WHAT THE EXERCISE ASKS
In the data below, find every line with the string "that" and pull it out.

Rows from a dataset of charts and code

★ ★ ★ ★

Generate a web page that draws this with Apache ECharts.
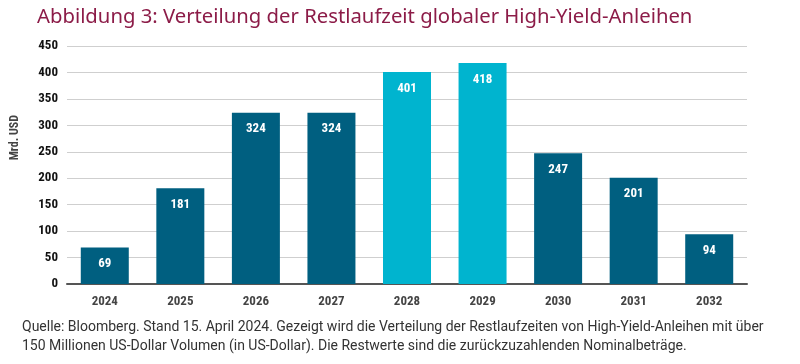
<!DOCTYPE html>
<html><head><meta charset="utf-8">
<script src="https://cdn.jsdelivr.net/npm/echarts@6/dist/echarts.min.js"></script>
<style>html,body{margin:0;padding:0;background:#fff}#c{width:800px;height:364px}</style>
</head><body><div id="c"></div>
<script>
const categories = ['2024','2025','2026','2027','2028','2029','2030','2031','2032'];
const values = [69, 181, 324, 324, 401, 418, 247, 201, 94];
const highlighted = [false, false, false, false, true, true, false, false, false];
const yTicks = [0, 50, 100, 150, 200, 250, 300, 350, 400, 450];
const titleText = 'Abbildung 3: Verteilung der Restlaufzeit globaler High-Yield-Anleihen';
const yAxisName = 'Mrd. USD';
const note1 = 'Quelle: Bloomberg. Stand 15. April 2024. Gezeigt wird die Verteilung der Restlaufzeiten von High-Yield-Anleihen mit über';
const note2 = '150 Millionen US-Dollar Volumen (in US-Dollar). Die Restwerte sind die zurückzuzahlenden Nominalbeträge.';

const DARK = '#005F80', LIGHT = '#00B4CF';
const condensed = '"Liberation Sans Narrow", "Roboto Condensed", "DejaVu Sans Condensed", sans-serif';
const chart = echarts.init(document.getElementById('c'));
chart.setOption({
  animation: false,
  grid: { left: 67, right: 53, top: 46, bottom: 80 },
  title: { text: titleText, left: 32, top: 2,
    textStyle: { color: '#8C1C48', fontSize: 20.3, fontWeight: 'normal', fontFamily: '"Noto Sans", sans-serif' } },
  xAxis: { type: 'category', data: categories,
    axisLine: { lineStyle: { color: '#555', width: 2 } }, axisTick: { show: false },
    axisLabel: { color: '#444', fontWeight: 'bold', fontSize: 13, margin: 11, fontFamily: condensed } },
  yAxis: { type: 'value', min: yTicks[0], max: yTicks[yTicks.length-1], interval: 50,
    axisLine: { show: false }, axisTick: { show: false },
    splitLine: { lineStyle: { color: '#cfcfcf', width: 1 } },
    axisLabel: { color: '#111', fontWeight: 'bold', fontSize: 13, margin: 9, fontFamily: condensed } },
  graphic: [
    { type: 'text', left: 9, top: 115, rotation: Math.PI/2,
      style: { text: yAxisName, fill: '#444', font: 'bold 12px ' + condensed } },
    { type: 'text', left: 22, top: 320, style: { text: note1, fill: '#333', font: '14px Roboto, sans-serif' } },
    { type: 'text', left: 22, top: 339, style: { text: note2, fill: '#333', font: '14px Roboto, sans-serif' } }
  ],
  series: [{
    type: 'bar', barWidth: 48,
    data: values.map((v, i) => ({ value: v, itemStyle: { color: highlighted[i] ? LIGHT : DARK } })),
    label: { show: true, position: 'insideTop', distance: 10, color: '#fff', fontWeight: 'bold', fontSize: 13, fontFamily: condensed }
  }]
});
</script></body></html>
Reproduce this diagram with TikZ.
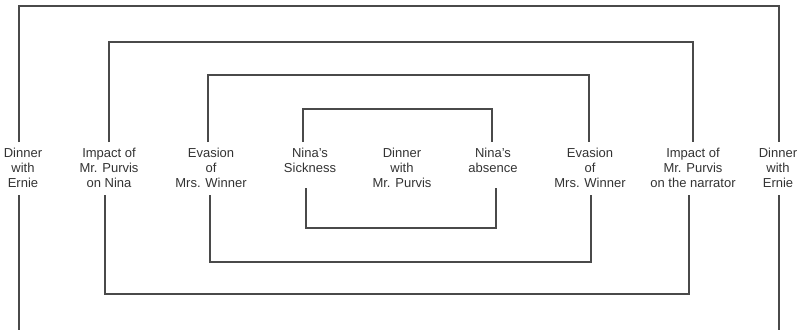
\documentclass[tikz,border=0pt]{standalone}
\usepackage{fontspec}
\setmainfont{Liberation Sans}
\definecolor{txt}{HTML}{333333}
\definecolor{ln}{HTML}{4A4A4A}
\begin{document}
\begin{tikzpicture}[x=1pt,y=-1pt,
  lbl/.style={anchor=north, align=center, inner xsep=0pt, inner ysep=6pt,
    font=\fontsize{13}{15}\selectfont, text=txt},
  conn/.style={draw=ln, line width=1.1pt}]
\useasboundingbox (0,0) rectangle (801,330);
% labels
\node[lbl] (a1) at (23,142)  {Dinner\\with\\Ernie};
\node[lbl] (b1) at (109,142) {Impact of\\Mr. Purvis\\on Nina};
\node[lbl] (c1) at (211,142) {Evasion\\of\\Mrs. Winner};
\node[lbl] (d1) at (310,142) {Nina’s\\Sickness};
\node[lbl] (m)  at (402,142) {Dinner\\with\\Mr. Purvis};
\node[lbl] (d2) at (493,142) {Nina’s\\absence};
\node[lbl] (c2) at (590,142) {Evasion\\of\\Mrs. Winner};
\node[lbl] (b2) at (693,142) {Impact of\\Mr. Purvis\\on the narrator};
\node[lbl] (a2) at (778,142) {Dinner\\with\\Ernie};
% turning points of the brackets
\coordinate (ta) at (400,6);
\coordinate (tb) at (400,42);
\coordinate (tc) at (400,75);
\coordinate (td) at (400,109);
\coordinate (bb) at (400,294);
\coordinate (bc) at (400,262);
\coordinate (bd) at (400,228);
\coordinate (ea1) at (19,330);
\coordinate (ea2) at (779,330);
\coordinate (sa) at (0,195);
\coordinate (sd) at (0,188);
% upper brackets
\draw[conn] ([xshift=-4pt]a1.north) |- (ta) -| ([xshift=1pt]a2.north);
\draw[conn] (b1.north) |- (tb) -| (b2.north);
\draw[conn] ([xshift=-3pt]c1.north) |- (tc) -| ([xshift=-1pt]c2.north);
\draw[conn] ([xshift=-7pt]d1.north) |- (td) -| ([xshift=-1pt]d2.north);
% lower brackets
\draw[conn] (ea1 |- sa) -- (ea1);
\draw[conn] (ea2 |- sa) -- (ea2);
\draw[conn] ([xshift=-4pt]b1.south |- sa) |- (bb) -| ([xshift=-4pt]b2.south |- sa);
\draw[conn] ([xshift=-1pt]c1.south |- sa) |- (bc) -| ([xshift=1pt]c2.south |- sa);
\draw[conn] ([xshift=-4pt]d1.south |- sd) |- (bd) -| ([xshift=3pt]d2.south |- sd);
\end{tikzpicture}
\end{document}
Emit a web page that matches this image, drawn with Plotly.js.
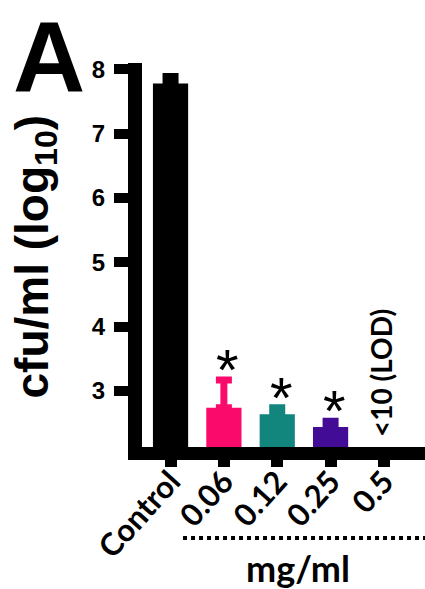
<!DOCTYPE html>
<html>
<head>
<meta charset="utf-8">
<script src="https://cdn.plot.ly/plotly-3.0.1.min.js"></script>
<style>html,body{margin:0;padding:0;background:#fff;}#chart{width:425px;height:589px;}</style>
</head>
<body>
<div id="chart"></div>
<script>
// Data
const categories = ["Control", "0.06", "0.12", "0.25", "0.5"];
const meanLog = [7.78, 2.74, 2.64, 2.44, null];   // cfu/ml (log10); 0.5 below LOD
const errPlus = [0.11, 0.43, 0.10, 0.09, null];
const barColors = ["#000000", "#FA0A6A", "#12857C", "#420C96", "#000000"];
const significant = [false, true, true, true, false];
const yTicks = [3, 4, 5, 6, 7, 8];
const lodLabel = "<10 (LOD)";
const lodCategory = "0.5";

const traces = categories.map((c, i) => ({
  type: "bar",
  x: [c],
  y: [meanLog[i]],
  width: 0.66,
  marker: {color: barColors[i], line: {width: 0}},
  error_y: {
    type: "data", symmetric: false,
    array: [errPlus[i]], arrayminus: [0],
    color: barColors[i], thickness: 7, width: 8, visible: errPlus[i] !== null
  },
  showlegend: false,
  hoverinfo: "skip"
}));

const annotations = [];
categories.forEach((c, i) => {
  if (significant[i]) {
    annotations.push({
      x: i, y: meanLog[i] + errPlus[i], xref: "x", yref: "y",
      text: "*", showarrow: false, xanchor: "center", yanchor: "bottom",
      xshift: 4, yshift: -24,
      font: {family: "Liberation Sans, Arial", size: 58, color: "#000"}
    });
  }
});
annotations.push({
  x: categories.indexOf(lodCategory), y: 0, xref: "x", yref: "paper", yshift: 8, xshift: -3,
  text: lodLabel, textangle: -90, showarrow: false,
  xanchor: "center", yanchor: "bottom",
  font: {family: "Lato, sans-serif", size: 28, color: "#000", weight: "bold"}
});
annotations.push({
  x: -0.376, y: 0.495, xref: "paper", yref: "paper",
  text: "cfu/ml (log<sub>10</sub>)", textangle: -90, showarrow: false,
  xanchor: "center", yanchor: "middle",
  font: {family: "Liberation Sans, Arial", size: 46, color: "#000", weight: "bold"}
});
annotations.push({
  x: -0.33, y: 1.015, xref: "paper", yref: "paper",
  text: "A", showarrow: false, xanchor: "center", yanchor: "middle",
  font: {family: "Liberation Sans, Arial", size: 100, color: "#000", weight: "bold"}
});
annotations.push({
  x: 0.551, y: -0.315, xref: "paper", yref: "paper",
  text: "mg/ml", showarrow: false, xanchor: "center", yanchor: "middle",
  font: {family: "Lato, sans-serif", size: 36, color: "#000", weight: "bold"}
});

const layout = {
  width: 425, height: 589,
  margin: {l: 142, r: 0, t: 63, b: 142, pad: 0},
  paper_bgcolor: "#fff", plot_bgcolor: "#fff",
  showlegend: false,
  xaxis: {
    type: "category", range: [-0.535, 4.77],
    showline: true, linewidth: 13, linecolor: "#000",
    ticks: "outside", ticklen: 7, tickwidth: 12, tickcolor: "#000",
    tickangle: -48, showgrid: false, zeroline: false, ticklabelstandoff: -16,
    tickfont: {family: "Lato, sans-serif", size: 31, color: "#000", weight: "bold"},
    fixedrange: true
  },
  yaxis: {
    range: [2.13, 8.1], tickvals: yTicks, ticktext: yTicks.map(String),
    showline: true, linewidth: 14, linecolor: "#000",
    ticks: "outside", ticklen: 14, tickwidth: 10, tickcolor: "#000",
    showgrid: false, zeroline: false, ticklabelstandoff: 4,
    tickfont: {family: "Liberation Sans, Arial", size: 24, color: "#000", weight: "bold"},
    fixedrange: true
  },
  shapes: [{
    type: "line", xref: "paper", yref: "paper",
    x0: 0.145, x1: 1.0, y0: -0.237, y1: -0.237,
    line: {color: "#000", width: 4, dash: "dot"}
  }],
  annotations: annotations
};

Plotly.newPlot("chart", traces, layout, {displayModeBar: false, staticPlot: true});
</script>
</body>
</html>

★ ★ ★ ★

WRITTEN ANSWER
Generate a web page that draws this with Apache ECharts.
Emit a web page that matches this image, drawn with Plotly.js.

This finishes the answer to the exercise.